Bram Stoker, the Irish creator of the legendary Victorian novel about Count Dracula, never set foot in Romania, let alone Bran Castle, an important feudal fortress built to protect from Turkish invasions throughout the Middle Ages, where the story is set.
I did! So, I suppose I have to brag about it.
Sitting in the window of a little pension enjoying a bowl of tripe soup and biting on the sweet pepper that spurts in my eye, I can see the walls of the castle through a blooming apple orchard. Once sated, I follow my tour guide, Andrea as we make the heavy slog up the side of the mountain. Then with head bowed, climbing steep stone steps in a dark narrow tunnel within the castle walls, we finally gain entry to what in fact is a series of spartan, white-walled rooms, and a lot of children. At the time, I wasn’t aware that in 1921, the last ‘real’ occupant, Queen Maria of Romania, had an elevator installed in the fountain of the castle descending 197 ft. to a tunnel opening onto the lovely park grounds in the valley where we were parked.
My Dracula story takes legs as I view the flag of Vlad Dracul, emblazoned with a dragon, hanging on the wall in the castle. The dragon signifies the Devil. This real-life Vlad Dracul had four sons, one of whom was Vlad Tepes, ‘the Impaler’ and a real devil, around whom the Dracula novel was written.
Thank you for staying with me. You are now to be rewarded with a true story.
In the 15th century, the Ottomans held influence over Romania. In return for making Vlad Dracul the Romanian ruler of Wallachia, the Turkish Sultan demanded a ‘tribute’ every year, and asked to be given two of Vlad’s four sons as a guarantee that he’d pay the ‘tribute’.
Young Vlad Tepes and Rado ‘the Beautiful’ go to Turkey to train as Turkish soldiers and learn Turkish traditions. Rado becomes a Moslem. Vlad can’t stand the Turks. While still teenagers in Turkey, Romanian aristocrats and Hungarian Prince Janus assassinate their father, Vlad Dracul, and their other two brothers.

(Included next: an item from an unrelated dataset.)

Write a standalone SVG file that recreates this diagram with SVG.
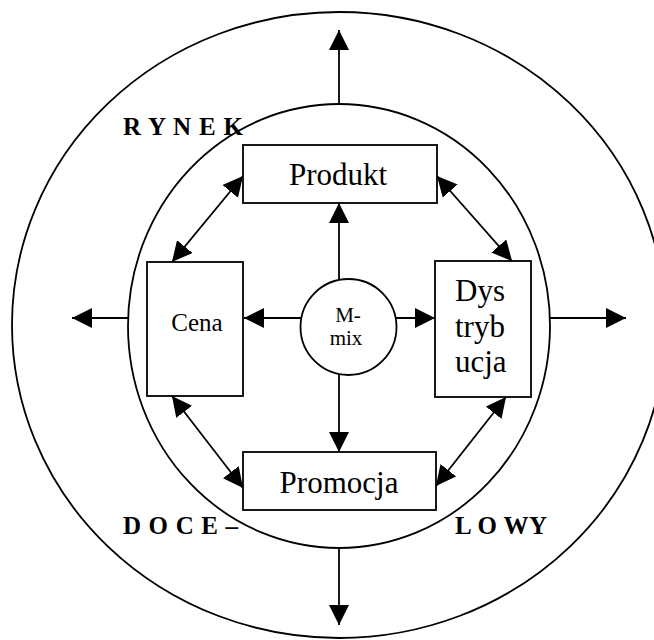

Simmering with hatred, Vlad returns to live with his Uncle Bogden in Moldavia., until uncle also is assassinated. Then in a strange twist, young Vlad moves to Transylvania to live with Hungarian Prince Janus, (who was responsible for the assassination of his father) and his son, Matthew Corvinus (later to become King of Bohemia and Duke of Austria).

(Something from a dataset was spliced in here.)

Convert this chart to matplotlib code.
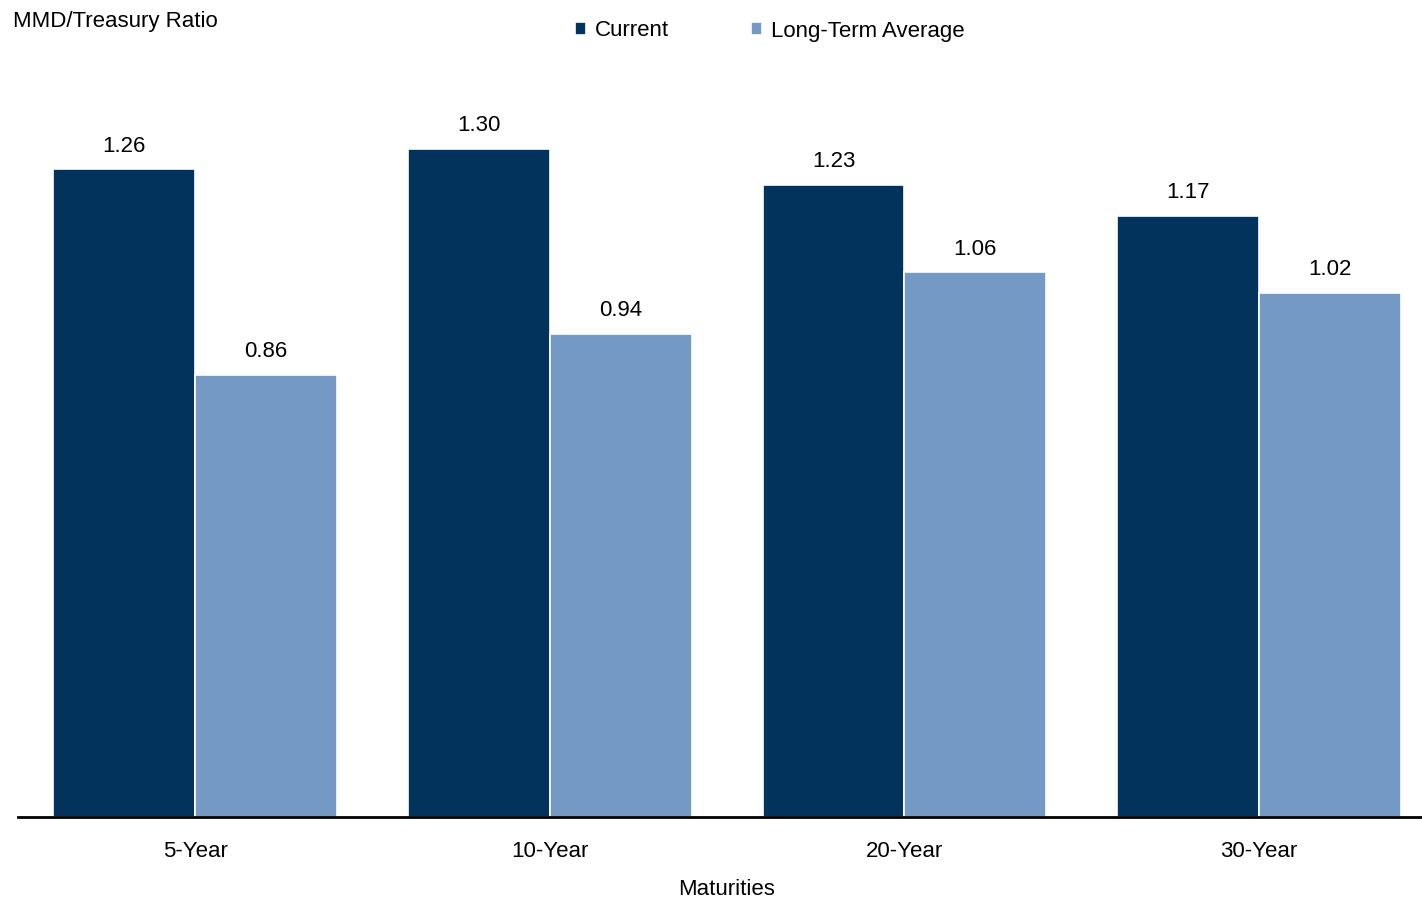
import numpy as np
import matplotlib.pyplot as plt
from matplotlib import font_manager

# Datos
categories = ["5-Year", "10-Year", "20-Year", "30-Year"]
current = [1.26, 1.30, 1.23, 1.17]
longTermAvg = [0.86, 0.94, 1.06, 1.02]

darkBlue = "#02335c"
lightBlue = "#7499c5"

# Busca una fuente estrecha parecida a Arial Narrow
available = {f.name for f in font_manager.fontManager.ttflist}
if "Liberation Sans Narrow" in available:
    fam, fs = "Liberation Sans Narrow", 20
else:
    fam, fs = "Liberation Sans", 16
plt.rcParams['font.family'] = [fam, 'DejaVu Sans']

fig = plt.figure(figsize=(14.22, 9.01), dpi=100)
ax = fig.add_axes([18/1422, 84/901, 1404/1422, 757/901])

x = np.arange(len(categories))
w = 0.4
b1 = ax.bar(x - w/2, current, w, color=darkBlue, edgecolor="white", linewidth=1.2, label="Current")
b2 = ax.bar(x + w/2, longTermAvg, w, color=lightBlue, edgecolor="white", linewidth=1.2, label="Long-Term Average")

# Etiquetas de valores
for bars in (b1, b2):
    for bar in bars:
        h = bar.get_height()
        ax.annotate(f"{h:.2f}", (bar.get_x() + bar.get_width()/2, h), xytext=(0, 9),
                    textcoords="offset points", ha="center", va="bottom", fontsize=fs)

ax.set_xlim(-0.5, 3.46)
ax.set_ylim(0, 757/514)
ax.set_yticks([])
ax.set_xticks(x)
ax.set_xticklabels(categories, fontsize=fs)
ax.tick_params(axis="x", length=0, pad=17)
ax.set_xlabel("Maturities", fontsize=fs)
ax.xaxis.set_label_coords((727 - 18)/1404, -62/757)

for s in ["top", "right", "left"]:
    ax.spines[s].set_visible(False)
ax.spines["bottom"].set_linewidth(2)

fig.text(13/1422, 1 - 21/901, "MMD/Treasury Ratio", fontsize=fs, va="center", ha="left")

leg = fig.legend(loc="center", bbox_to_anchor=(770/1422, 1 - 31/901), ncol=2, frameon=False,
                 fontsize=fs, handlelength=0.5, handleheight=0.5, handletextpad=0.4, columnspacing=3.7)

plt.savefig("out.png", dpi=100)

Feel a plot brewing? Stay with me.
They make young Vlad Ruler of Wallachia. On the first Easter of his rule, he invites all the aristocrats for Easter lunch. He eats with them, entertains them, and then has them all assassinated! Very bloody! Cruel!
Then Vlad sets about building citadels to create defence systems against the Ottomans. (The first mention of the name of “Bucharest” appears on a document issued from the chancellery of the famous Prince Vlad Tepes (the Impaler) dated 1459.)

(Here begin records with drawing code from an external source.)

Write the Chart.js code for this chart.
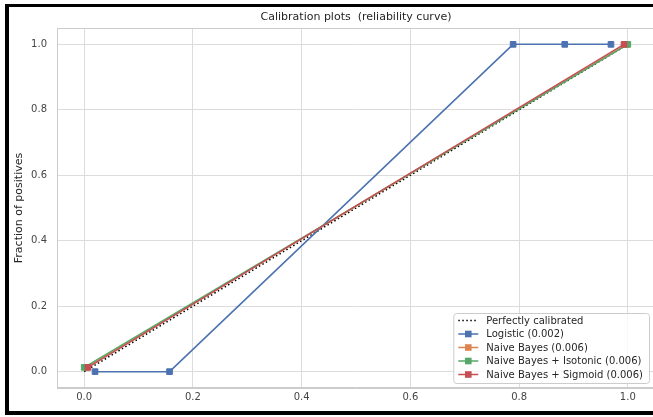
<!DOCTYPE html>
<html lang="en">
<head>
<meta charset="UTF-8">
<title>Calibration plots</title>
<script src="https://cdn.jsdelivr.net/npm/chart.js"></script>
<style>
  html, body { margin: 0; padding: 0; background: #fff; overflow: hidden; width: 653px; height: 417px; }
  #wrap { position: absolute; left: 0; top: 0; width: 653px; height: 417px; overflow: hidden; }
  #wrap canvas { position: absolute; left: 0; top: 0; }
  .bar { position: absolute; background: #000; }
</style>
</head>
<body>
<div id="wrap"><canvas id="calibChart" width="670" height="417"></canvas></div>
<!-- black screenshot frame -->
<div class="bar" style="left:5px;top:4px;width:4px;height:411px"></div>
<div class="bar" style="left:5px;top:4px;width:648px;height:3px"></div>
<div class="bar" style="left:5px;top:411px;width:648px;height:4px"></div>
<script>
// series names / values
const seriesNames = [
    'Perfectly calibrated',
    'Logistic (0.002)',
    'Naive Bayes (0.006)',
    'Naive Bayes + Isotonic (0.006)',
    'Naive Bayes + Sigmoid (0.006)'
];
const perfectX = [0, 1];
const perfectY = [0, 1];
const logisticX = [0.020, 0.157, 0.789, 0.884, 0.969];
const logisticY = [0, 0, 1, 1, 1];
const nbX = [0.004, 0.998];
const nbY = [0.013, 1.0];
const isoX = [0.0, 1.0];
const isoY = [0.013, 1.0];
const sigX = [0.007, 0.993];
const sigY = [0.013, 1.0];
const tickValues = [0, 0.2, 0.4, 0.6, 0.8, 1.0];

const colors = ['#000000', '#4C72B0', '#DD8452', '#55A868', '#C44E52'];

function pts(xs, ys) {
    return xs.map((x, i) => ({ x: x, y: ys[i] }));
}

Chart.defaults.font.family = '"DejaVu Sans", sans-serif';

function makeSeries(i, xs, ys) {
    return {
        label: seriesNames[i],
        data: pts(xs, ys),
        showLine: true,
        borderColor: colors[i],
        backgroundColor: colors[i],
        borderWidth: 1.5,
        pointStyle: 'rect',
        pointRadius: 4,
        pointBorderWidth: 1,
        pointBackgroundColor: colors[i],
        pointBorderColor: colors[i],
        order: 5 - i
    };
}

const datasets = [
    {
        label: seriesNames[0],
        data: pts(perfectX, perfectY),
        showLine: true,
        borderColor: colors[0],
        borderWidth: 1.5,
        borderDash: [1.5, 2.5],
        pointRadius: 0,
        order: 5
    },
    makeSeries(1, logisticX, logisticY),
    makeSeries(2, nbX, nbY),
    makeSeries(3, isoX, isoY),
    makeSeries(4, sigX, sigY)
];

// frame + title + legend inside the plot
const decorPlugin = {
    id: 'decor',
    beforeDatasetsDraw(chart) {
        const a = chart.chartArea, ctx = chart.ctx;
        ctx.save();
        ctx.strokeStyle = '#cccccc';
        ctx.lineWidth = 1;
        ctx.strokeRect(a.left + 0.5, a.top + 0.5, a.right - a.left - 1, a.bottom - a.top - 1);
        ctx.restore();
    },
    afterDatasetsDraw(chart) {
        const a = chart.chartArea, ctx = chart.ctx;
        const ds = chart.data.datasets;
        ctx.save();
        ctx.font = '10px "DejaVu Sans"';
        let maxW = 0;
        ds.forEach(d => { maxW = Math.max(maxW, ctx.measureText(d.label).width); });
        const w = 33 + maxW + 6;
        const rowH = 13.5;
        const h = 70;
        const x0 = a.right - 6 - w;
        const y0 = a.bottom - 5 - h;
        ctx.beginPath();
        ctx.roundRect(x0 + 0.5, y0 + 0.5, w, h, 3);
        ctx.fillStyle = 'rgba(255,255,255,0.8)';
        ctx.fill();
        ctx.strokeStyle = '#cccccc';
        ctx.lineWidth = 1;
        ctx.stroke();
        ds.forEach((d, i) => {
            const y = y0 + 7.5 + i * rowH;
            ctx.beginPath();
            ctx.setLineDash(d.borderDash || []);
            ctx.strokeStyle = d.borderColor;
            ctx.lineWidth = 1.5;
            ctx.moveTo(x0 + 5, y);
            ctx.lineTo(x0 + 25, y);
            ctx.stroke();
            ctx.setLineDash([]);
            if (d.pointRadius) {
                ctx.fillStyle = d.borderColor;
                ctx.fillRect(x0 + 15 - 3.3, y - 3.3, 6.6, 6.6);
            }
            ctx.fillStyle = '#262626';
            ctx.textAlign = 'left';
            ctx.textBaseline = 'middle';
            ctx.fillText(d.label, x0 + 33, y + 0.5);
        });
        ctx.restore();
    },
    afterDraw(chart) {
        const a = chart.chartArea, ctx = chart.ctx;
        ctx.save();
        ctx.font = '11px "DejaVu Sans"';
        ctx.fillStyle = '#262626';
        ctx.textAlign = 'center';
        ctx.textBaseline = 'middle';
        ctx.fillText('Calibration plots  (reliability curve)', (a.left + a.right) / 2, 17);
        ctx.restore();
    }
};

function axis(extra) {
    return Object.assign({
        type: 'linear',
        min: -0.05,
        max: 1.05,
        afterBuildTicks: s => { s.ticks = tickValues.map(v => ({ value: v })); },
        grid: { color: '#dcdcdc', lineWidth: 1, drawTicks: false },
        border: { color: '#cccccc', width: 1 }
    }, extra);
}

const ctx = document.getElementById('calibChart').getContext('2d');
new Chart(ctx, {
    type: 'scatter',
    data: { datasets: datasets },
    options: {
        responsive: false,
        animation: false,
        devicePixelRatio: 1,
        layout: { padding: { top: 28, right: 15, bottom: 0, left: 0 } },
        plugins: {
            legend: { display: false },
            tooltip: { enabled: false },
            title: { display: false }
        },
        scales: {
            x: axis({
                position: 'bottom',
                afterFit: s => { s.height = 29; },
                ticks: { callback: v => v.toFixed(1), font: { size: 10 }, color: '#444444', padding: 3 }
            }),
            y: axis({
                position: 'left',
                afterFit: s => { s.width = 57; },
                ticks: { callback: v => v.toFixed(1), font: { size: 10 }, color: '#444444', padding: 10 },
                title: {
                    display: true,
                    text: 'Fraction of positives',
                    font: { size: 11 },
                    color: '#262626',
                    padding: { top: 13, bottom: 0 }
                }
            })
        }
    },
    plugins: [decorPlugin]
});
</script>
</body>
</html>
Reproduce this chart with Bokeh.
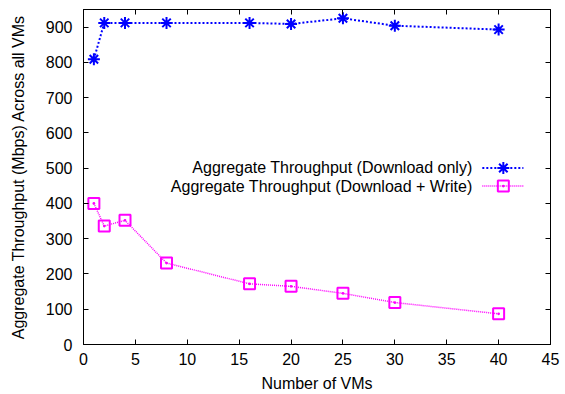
from bokeh.plotting import figure
from bokeh.models import Range1d, FixedTicker, LinearAxis
from bokeh.core.properties import value
from bokeh.embed import file_html
from bokeh.resources import INLINE

# ---- data ----
vms = [1, 2, 4, 8, 16, 20, 25, 30, 40]
download_only = [809, 912, 912, 912, 912, 909, 925, 904, 893]
download_write = [400, 336, 352, 231, 172, 165, 145, 119, 87]
series_labels = ["Aggregate Throughput (Download only)",
                 "Aggregate Throughput (Download + Write)"]
x_ticks = [0, 5, 10, 15, 20, 25, 30, 35, 40, 45]
y_ticks = [0, 100, 200, 300, 400, 500, 600, 700, 800, 900]
x_label = "Number of VMs"
y_label = "Aggregate Throughput (Mbps) Across all VMs"

FONT = "Liberation Sans"
BLUE = "#0000ff"
MAGENTA = "#ff00ff"

p = figure(width=565, height=394, output_backend="svg", toolbar_location=None,
           x_range=Range1d(0, 45), y_range=Range1d(0, 950),
           min_border_left=83, min_border_right=15, min_border_top=9,
           min_border_bottom=49)
p.extra_x_ranges = {"leg": Range1d(0, 1)}
p.extra_y_ranges = {"leg": Range1d(0, 1)}
p.xgrid.visible = False
p.ygrid.visible = False
p.outline_line_color = "black"
p.outline_line_width = 1
p.background_fill_color = "white"
p.border_fill_color = "white"


def style_axis(ax, ticks, show_labels):
    ax.ticker = FixedTicker(ticks=ticks)
    ax.minor_tick_line_color = None
    ax.major_tick_in = 5
    ax.major_tick_out = 0
    ax.major_tick_line_color = "black"
    ax.axis_line_color = "black"
    ax.major_label_text_font = FONT
    ax.major_label_text_color = "black"
    ax.major_label_text_font_size = "16px"
    ax.axis_label_text_font = FONT
    ax.axis_label_text_font_style = "normal"
    ax.axis_label_text_font_size = "16px"
    ax.axis_label_text_color = "black"
    if not show_labels:
        ax.major_label_overrides = {t: "" for t in ticks}
        ax.major_label_text_color = None
        ax.major_label_standoff = 0


style_axis(p.xaxis[0], x_ticks, True)
style_axis(p.yaxis[0], y_ticks, True)
p.xaxis[0].axis_label = x_label
p.yaxis[0].axis_label = y_label
p.xaxis[0].major_label_standoff = 8
p.xaxis[0].axis_label_standoff = 7
p.yaxis[0].major_label_standoff = 11
p.yaxis[0].axis_label_standoff = 16

top_ax = LinearAxis()
right_ax = LinearAxis()
style_axis(top_ax, x_ticks, False)
style_axis(right_ax, y_ticks, False)
p.add_layout(top_ax, "above")
p.add_layout(right_ax, "right")

# series 1
p.line(vms, download_only, line_color=BLUE, line_width=2, line_dash="2 2")
p.scatter(vms, download_only, marker="asterisk", size=12, line_color=BLUE,
          line_width=2)
# series 2
p.line(vms, download_write, line_color=MAGENTA, line_width=1.5, line_dash="1 1")
p.scatter(vms, download_write, marker="square_dot", size=11, line_color=MAGENTA,
          fill_color=None, line_width=2)

# gnuplot-style key (text right, sample on the right), frame-normalised coords
rows = [0.527, 0.473]
p.text(x=[0.833, 0.833], y=rows, text=series_labels,
       x_range_name="leg", y_range_name="leg",
       text_align="right", text_baseline="middle",
       text_font=value(FONT), text_font_size="16px", text_color="black")
p.line([0.854, 0.942], [rows[0], rows[0]], x_range_name="leg", y_range_name="leg",
       line_color=BLUE, line_width=2, line_dash="2 2")
p.scatter([0.899], [rows[0]], x_range_name="leg", y_range_name="leg",
          marker="asterisk", size=12, line_color=BLUE, line_width=2)
p.line([0.854, 0.942], [rows[1], rows[1]], x_range_name="leg", y_range_name="leg",
       line_color=MAGENTA, line_width=1.5, line_dash="1 1")
p.scatter([0.899], [rows[1]], x_range_name="leg", y_range_name="leg",
          marker="square_dot", size=11, line_color=MAGENTA, fill_color=None,
          line_width=2)

open("out.html", "w").write(file_html(p, INLINE))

Using his first hand knowledge as a soldier trained by the Turks, he goes to war against them and earns his name as Vlad ‘the Impaler’. In every battle he impales the Turks and make forests of their heads still impaled on spears. He dies on the battlefield himself, of illness.
The Pope enters the fray now, giving money to Matthew Corvinus to continue the defence of Christendom against the Ottoman threat.
Breathe easy. I will stop here.
No doubt, Bram Stoker had read this bloody history of the Dracul family and proceeded with the creation of his legend. 2012 will mark the centenary of this novelist’s death, so be ready for a Dracula resurgence, perhaps a memorial to join the statues and plaques commemorating Dublin’s many other writers, such as James Joyce and Samuel Becket.
If you like my story, please make a comment either at the bottom of the post, or by clicking on the ‘Comments’ word at the top right under the title of the post.
quite a ‘bloody’ story!
i love your writing about your amazing trips around the globe! xx verdel
Your blogs are always so artistically designed with elegant simplicity, and “salted” with just the right humor …no matter what the subject. The real story of Dracula would make a fascinating Hollywood film. Now who should play the title role?